Images are not part of the copy; transcribe all the data exactly.

▶ [Provided material]:
'''
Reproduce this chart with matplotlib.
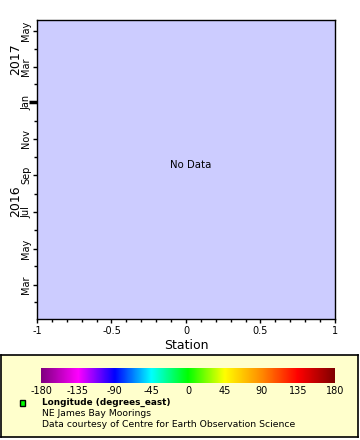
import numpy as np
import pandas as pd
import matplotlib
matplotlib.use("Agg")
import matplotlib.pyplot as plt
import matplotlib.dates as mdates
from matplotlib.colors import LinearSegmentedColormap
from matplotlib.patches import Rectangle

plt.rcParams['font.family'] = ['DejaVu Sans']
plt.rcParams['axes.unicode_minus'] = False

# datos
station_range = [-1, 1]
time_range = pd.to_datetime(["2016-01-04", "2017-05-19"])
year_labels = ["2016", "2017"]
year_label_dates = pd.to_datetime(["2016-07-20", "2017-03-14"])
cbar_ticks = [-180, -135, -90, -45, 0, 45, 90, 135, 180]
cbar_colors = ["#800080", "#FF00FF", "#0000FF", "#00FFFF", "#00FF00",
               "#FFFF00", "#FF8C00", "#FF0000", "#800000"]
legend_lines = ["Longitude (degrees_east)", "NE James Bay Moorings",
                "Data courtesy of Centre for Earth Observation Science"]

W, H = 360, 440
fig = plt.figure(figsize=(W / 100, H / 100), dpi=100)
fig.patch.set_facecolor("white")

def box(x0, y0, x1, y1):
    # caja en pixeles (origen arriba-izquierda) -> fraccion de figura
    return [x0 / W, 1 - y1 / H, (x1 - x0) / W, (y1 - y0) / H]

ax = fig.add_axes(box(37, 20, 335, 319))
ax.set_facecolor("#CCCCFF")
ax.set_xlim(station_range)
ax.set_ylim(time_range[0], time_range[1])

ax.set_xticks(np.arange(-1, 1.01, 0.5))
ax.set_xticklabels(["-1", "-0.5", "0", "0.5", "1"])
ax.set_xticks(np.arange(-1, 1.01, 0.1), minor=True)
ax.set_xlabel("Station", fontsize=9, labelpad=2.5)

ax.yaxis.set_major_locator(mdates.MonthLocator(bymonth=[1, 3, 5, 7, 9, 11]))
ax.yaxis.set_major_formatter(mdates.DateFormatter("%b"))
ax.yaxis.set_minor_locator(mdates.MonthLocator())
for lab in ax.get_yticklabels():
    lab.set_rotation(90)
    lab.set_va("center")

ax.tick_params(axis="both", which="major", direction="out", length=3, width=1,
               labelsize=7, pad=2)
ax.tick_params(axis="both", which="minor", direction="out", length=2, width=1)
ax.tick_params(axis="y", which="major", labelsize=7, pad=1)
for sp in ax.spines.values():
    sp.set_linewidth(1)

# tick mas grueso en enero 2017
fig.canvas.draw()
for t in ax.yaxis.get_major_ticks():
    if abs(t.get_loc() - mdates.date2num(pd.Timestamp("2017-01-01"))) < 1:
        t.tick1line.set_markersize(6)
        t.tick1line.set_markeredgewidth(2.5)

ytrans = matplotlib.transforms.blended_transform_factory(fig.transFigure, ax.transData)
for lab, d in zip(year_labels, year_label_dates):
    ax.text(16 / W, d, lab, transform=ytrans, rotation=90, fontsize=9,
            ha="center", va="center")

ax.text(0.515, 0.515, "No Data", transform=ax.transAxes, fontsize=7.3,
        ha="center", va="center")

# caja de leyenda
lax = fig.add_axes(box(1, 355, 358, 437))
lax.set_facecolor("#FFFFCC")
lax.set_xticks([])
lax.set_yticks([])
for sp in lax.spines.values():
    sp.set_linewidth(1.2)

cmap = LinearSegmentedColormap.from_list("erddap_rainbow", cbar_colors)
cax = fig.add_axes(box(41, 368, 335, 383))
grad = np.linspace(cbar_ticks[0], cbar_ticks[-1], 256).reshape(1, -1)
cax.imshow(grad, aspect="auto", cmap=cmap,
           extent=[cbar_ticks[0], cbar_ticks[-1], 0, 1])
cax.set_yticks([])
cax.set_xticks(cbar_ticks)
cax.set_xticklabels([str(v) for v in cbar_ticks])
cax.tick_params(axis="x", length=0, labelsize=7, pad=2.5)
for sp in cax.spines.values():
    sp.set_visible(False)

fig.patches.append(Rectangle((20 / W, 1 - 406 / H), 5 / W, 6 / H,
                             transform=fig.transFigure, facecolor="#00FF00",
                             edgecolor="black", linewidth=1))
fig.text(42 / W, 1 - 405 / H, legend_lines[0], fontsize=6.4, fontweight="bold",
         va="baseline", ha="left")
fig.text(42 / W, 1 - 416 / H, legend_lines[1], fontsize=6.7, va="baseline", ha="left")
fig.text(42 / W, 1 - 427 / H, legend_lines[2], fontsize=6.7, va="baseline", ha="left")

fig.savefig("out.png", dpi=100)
'''
▶ [Final result]:
Reproduce this chart with matplotlib.
import numpy as np
import pandas as pd
import matplotlib
matplotlib.use("Agg")
import matplotlib.pyplot as plt
import matplotlib.dates as mdates
from matplotlib.colors import LinearSegmentedColormap
from matplotlib.patches import Rectangle

plt.rcParams['font.family'] = ['DejaVu Sans']
plt.rcParams['axes.unicode_minus'] = False

# datos
station_range = [-1, 1]
time_range = pd.to_datetime(["2016-01-04", "2017-05-19"])
year_labels = ["2016", "2017"]
year_label_dates = pd.to_datetime(["2016-07-20", "2017-03-14"])
cbar_ticks = [-180, -135, -90, -45, 0, 45, 90, 135, 180]
cbar_colors = ["#800080", "#FF00FF", "#0000FF", "#00FFFF", "#00FF00",
               "#FFFF00", "#FF8C00", "#FF0000", "#800000"]
legend_lines = ["Longitude (degrees_east)", "NE James Bay Moorings",
                "Data courtesy of Centre for Earth Observation Science"]

W, H = 360, 440
fig = plt.figure(figsize=(W / 100, H / 100), dpi=100)
fig.patch.set_facecolor("white")

def box(x0, y0, x1, y1):
    # caja en pixeles (origen arriba-izquierda) -> fraccion de figura
    return [x0 / W, 1 - y1 / H, (x1 - x0) / W, (y1 - y0) / H]

ax = fig.add_axes(box(37, 20, 335, 319))
ax.set_facecolor("#CCCCFF")
ax.set_xlim(station_range)
ax.set_ylim(time_range[0], time_range[1])

ax.set_xticks(np.arange(-1, 1.01, 0.5))
ax.set_xticklabels(["-1", "-0.5", "0", "0.5", "1"])
ax.set_xticks(np.arange(-1, 1.01, 0.1), minor=True)
ax.set_xlabel("Station", fontsize=9, labelpad=2.5)

ax.yaxis.set_major_locator(mdates.MonthLocator(bymonth=[1, 3, 5, 7, 9, 11]))
ax.yaxis.set_major_formatter(mdates.DateFormatter("%b"))
ax.yaxis.set_minor_locator(mdates.MonthLocator())
for lab in ax.get_yticklabels():
    lab.set_rotation(90)
    lab.set_va("center")

ax.tick_params(axis="both", which="major", direction="out", length=3, width=1,
               labelsize=7, pad=2)
ax.tick_params(axis="both", which="minor", direction="out", length=2, width=1)
ax.tick_params(axis="y", which="major", labelsize=7, pad=1)
for sp in ax.spines.values():
    sp.set_linewidth(1)

# tick mas grueso en enero 2017
fig.canvas.draw()
for t in ax.yaxis.get_major_ticks():
    if abs(t.get_loc() - mdates.date2num(pd.Timestamp("2017-01-01"))) < 1:
        t.tick1line.set_markersize(6)
        t.tick1line.set_markeredgewidth(2.5)

ytrans = matplotlib.transforms.blended_transform_factory(fig.transFigure, ax.transData)
for lab, d in zip(year_labels, year_label_dates):
    ax.text(16 / W, d, lab, transform=ytrans, rotation=90, fontsize=9,
            ha="center", va="center")

ax.text(0.515, 0.515, "No Data", transform=ax.transAxes, fontsize=7.3,
        ha="center", va="center")

# caja de leyenda
lax = fig.add_axes(box(1, 355, 358, 437))
lax.set_facecolor("#FFFFCC")
lax.set_xticks([])
lax.set_yticks([])
for sp in lax.spines.values():
    sp.set_linewidth(1.2)

cmap = LinearSegmentedColormap.from_list("erddap_rainbow", cbar_colors)
cax = fig.add_axes(box(41, 368, 335, 383))
grad = np.linspace(cbar_ticks[0], cbar_ticks[-1], 256).reshape(1, -1)
cax.imshow(grad, aspect="auto", cmap=cmap,
           extent=[cbar_ticks[0], cbar_ticks[-1], 0, 1])
cax.set_yticks([])
cax.set_xticks(cbar_ticks)
cax.set_xticklabels([str(v) for v in cbar_ticks])
cax.tick_params(axis="x", length=0, labelsize=7, pad=2.5)
for sp in cax.spines.values():
    sp.set_visible(False)

fig.patches.append(Rectangle((20 / W, 1 - 406 / H), 5 / W, 6 / H,
                             transform=fig.transFigure, facecolor="#00FF00",
                             edgecolor="black", linewidth=1))
fig.text(42 / W, 1 - 405 / H, legend_lines[0], fontsize=6.4, fontweight="bold",
         va="baseline", ha="left")
fig.text(42 / W, 1 - 416 / H, legend_lines[1], fontsize=6.7, va="baseline", ha="left")
fig.text(42 / W, 1 - 427 / H, legend_lines[2], fontsize=6.7, va="baseline", ha="left")

fig.savefig("out.png", dpi=100)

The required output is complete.